Si è tenuta alla Camera dei deputati una riuscita iniziativa promossa dall’Ordine dei giornalisti del Lazio sul fragile e contraddittorio recepimento nel nostro ordinamento della direttiva europea 2024/1069, cosiddetta anti Slapp (Strategic Lawsuits Against Public Participation). Si tratta di una importante normativa, nata in seguito all’omicidio della coraggiosa giornalista maltese Daphne Caruana Galizia uccisa perché aveva messo il naso negli sporchi affari che coinvolgevano il governo. La scossa morale indusse -finalmente- il vecchio continente a muoversi.
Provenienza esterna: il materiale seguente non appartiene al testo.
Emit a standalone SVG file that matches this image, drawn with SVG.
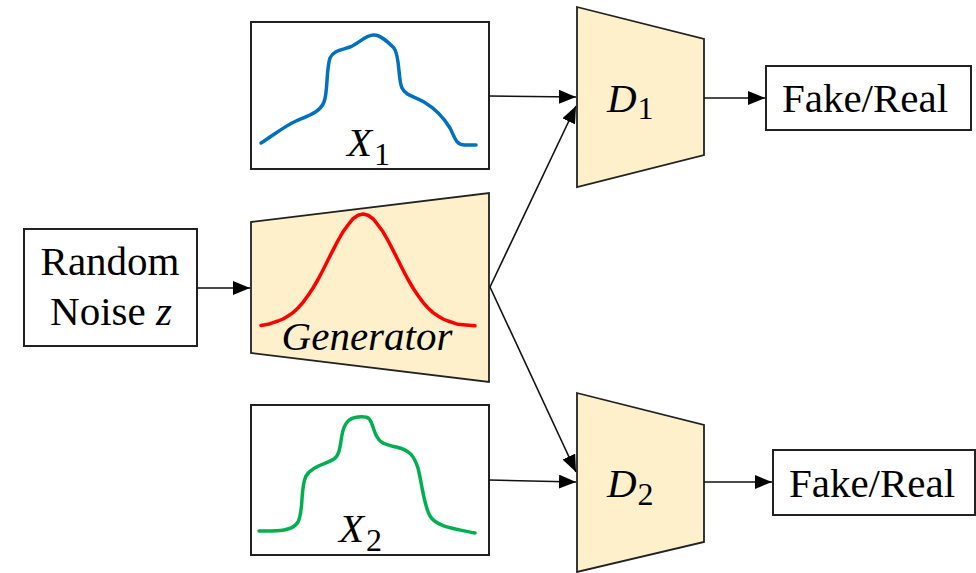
<svg xmlns="http://www.w3.org/2000/svg" width="976" height="573" viewBox="0 0 976 573">
<defs>
<style>
.box{fill:#fff;stroke:#222;stroke-width:2}
.trap{fill:#FFF0CC;stroke:#222;stroke-width:1.8}
.lbl{font-family:'Liberation Serif','DejaVu Serif','Times New Roman',serif;font-size:41px;fill:#000}
.it{font-style:italic}
.conn{stroke:#111;stroke-width:1.6;fill:none;marker-end:url(#ah)}
.curve{fill:none;stroke-width:3.5;stroke-linecap:round;stroke-linejoin:round}
</style>
<marker id="ah" markerUnits="userSpaceOnUse" markerWidth="18" markerHeight="14" refX="17" refY="7" orient="auto">
<path d="M0,0 L17,7 L0,14 Z" fill="#000"/>
</marker>
</defs>
<rect width="976" height="573" fill="#fff"/>

<g id="noise">
<rect class="box" x="24" y="229" width="173" height="117"/>
<text class="lbl" font-family="Liberation Serif, serif" x="110" y="275" text-anchor="middle">Random</text>
<text class="lbl" font-family="Liberation Serif, serif" x="111" y="325" text-anchor="middle">Noise <tspan class="it">z</tspan></text>
</g>

<g id="x1">
<rect class="box" x="251" y="22" width="238" height="147"/>
<path class="curve" stroke="#0070C0" d="M261,143 C275,134 285,126 296,121 C310,115 320,112 324,102 C328,92 326,70 330,58 C334,50 342,50 350,47 C358,44 364,36 373,35 C380,34 388,42 394,48 C400,56 398,80 402,88 C406,96 414,96 424,102 C434,108 444,118 450,128 C455,138 456,145 465,145 L476,145"/>
<text class="lbl" x="347" y="156"><tspan class="it">X</tspan><tspan font-size="32" dx="2" dy="9">1</tspan></text>
</g>

<g id="generator">
<polygon class="trap" points="251,222 489,193 489,382 251,353"/>
<polyline class="curve" stroke="#FF0000" points="261,325.5 268,324.3 273,322.6 278,321 283,319 288,316 293,312.6 298,308 303,302.4 308,295.5 313,288 318,279.5 323,270 328,260 333,250.1 338,240.5 343,231.8 348,225 353,218.7 358,215.2 363,214 368,215.2 373,218.7 378,225 383,231.8 388,240.5 393,250.1 398,260 403,270 408,279.5 413,288 418,295.5 423,302.4 428,308 433,312.6 438,316 443,319 448,321 453,322.6 458,324.3 463,324.8 475,325.8"/>
<text class="lbl it" x="367" y="350" text-anchor="middle">Generator</text>
</g>

<g id="x2">
<rect class="box" x="251" y="405" width="238" height="150"/>
<path class="curve" stroke="#00B050" d="M259,531 C275,531 292,532 298,522 C304,510 300,488 306,476 C312,466 326,464 334,459 C340,455 340,445 342,435 C344,424 348,418 358,417 C370,416 370,418 374,430 C378,442 382,444 396,447 C410,450 414,456 418,468 C422,484 424,506 430,516 C436,526 450,528 475,533"/>
<text class="lbl" x="339" y="542"><tspan class="it">X</tspan><tspan font-size="32" dx="2" dy="9">2</tspan></text>
</g>

<g id="d1">
<polygon class="trap" points="577,7 704,39 704,155 577,187"/>
<text class="lbl" x="607" y="112"><tspan class="it">D</tspan><tspan font-size="32" dx="1" dy="7">1</tspan></text>
</g>

<g id="d2">
<polygon class="trap" points="577,393 704,425 704,542 577,572"/>
<text class="lbl" x="607" y="497"><tspan class="it">D</tspan><tspan font-size="32" dx="1" dy="8">2</tspan></text>
</g>

<g id="out1">
<rect class="box" x="766" y="66" width="205" height="64"/>
<text class="lbl" x="865" y="112" text-anchor="middle">Fake/Real</text>
</g>

<g id="out2">
<rect class="box" x="773" y="450" width="202" height="65"/>
<text class="lbl" x="872" y="497" text-anchor="middle">Fake/Real</text>
</g>

<g id="connectors">
<line class="conn" x1="197" y1="288" x2="250" y2="288"/>
<line class="conn" x1="489" y1="96" x2="576" y2="97"/>
<line class="conn" x1="490" y1="287" x2="576" y2="106"/>
<line class="conn" x1="490" y1="287" x2="576" y2="472"/>
<line class="conn" x1="489" y1="480" x2="576" y2="482"/>
<line class="conn" x1="704" y1="98" x2="765" y2="98"/>
<line class="conn" x1="704" y1="482" x2="772" y2="482"/>
</g>
</svg>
Meglio tardi che mai, come si usa dire.
Tuttavia, nel convegno si è affrontato il buco nero della vicenda. Infatti, nel disegno di legge del governo finalizzato al recepimento delle direttive si circoscrive all’articolo 7 – per di più con delega al governo- la materia anti Slapp alle «questioni con implicazioni transfrontaliere». Sembra il latinorum manzoniano, il linguaggio contorto utile per ingannare le persone comuni. Insomma, ritagliare così il territorio applicativo a tipologie davvero limitatissime. La grande parte delle querele temerarie- di questo si tratta- si svolge in Italia, che al riguardo ha un primato. Tale supremazia spiega perché nel 2025 si sia precipitati nella classifica sulla libertà di informazione al 49° posto, risultando i ventesimo Paese nell’Unione europea. E si collega ai dati del monitoraggio dell’osservatorio Ossigeno per l’informazione, che ha sottolineato quanto sia stato forte l’aumento delle giornaliste e dei giornalisti minacciati nei primi sei mesi di quest’anno rispetto al corrispondente periodo del 2024: +78%.
Il solo Sigfrido Ranucci, responsabile della efficace e attaccatissima rubrica Report, ha collezionato oltre duecento querele con tutti gli annessi e connessi, a cominciare dall’infinito tempo perso, di cui ha parlato nel suo seguitissimo contributo. E sappiamo quanto sia nel mirino della criminalità una figura di riferimento per coloro che interpretano il proprio lavoro come una vera missione civile.
L’incontro è stato introdotto da una accurata relazione di Anna Laura Bussa sulla serie di testi depositati e rimasti fermi o dimenticati, come ad esempio fu nella diciassettesima legislatura la proposta vergata al Senato da Lucrezia Ricchiuti, fermata subito: naturalmente, visto che quando si toccano i fili elettrici della diffamazione e delle liti temerarie si prende una scossa pericolosa.
I parlamentari presenti, da Piero De Luca a Walter Verini, hanno ribadito la volontà delle forze di opposizione di tentare in seconda lettura di modificare l’articolsto.
Qualche apertura è arrivata dal Vicepresidente della Camera Giorgio Mulè, che ha fornito la notizia niente affatto scontata che si appalesa un accordo sulla riforma dell’Ordine dei giornalisti, di cui si dibatte senza successo da anni. Ma ora l’ambiente disegnato dalle Intelligenze artificiali rende ineludibile il ripensamento di una professione assai diversa da quella degli anni che incubarono la vecchia legge.
Di maggiore portata polemica sugli argomenti discussi è apparso il Presidente della Commissione cultura di Montecitorio Federico Mollicone, assai prudente sulle eventuali modifiche da apportare alla legge di delegazione europea e asprigno sul deficit di pluralismo dei talk. Chissà dove corre il suo telecomando. Ad essere messa in causa è la par condicio, una disposizione del 2000 rimasta più o meno intatta malgrado le critiche permanenti.
Ha tirato le conclusioni il Presidente dell’Ordine del Lazio Guido D’Ubaldo, che già aveva espresso nelle audizioni parlamentari un parere critico nei riguardi del pasticciato ddl di un governo che ha rigettato emendamenti e persino ordini del giorno, presentati da vari protagonisti del confronto: dal citato De Luca, a Cafiero De Raho, a Elisabetta Piccolotti.
Una noterella di colore. Da un governo sovranista era lecito aspettarsi un’attenzione ben maggiore a ciò che avviene in Italia. Si è preferito il comodo inganno transfrontaliero. Una consueta tattica di distrazione di massa. Ma c’è chi dice no. L’Europa è a giorni alterni?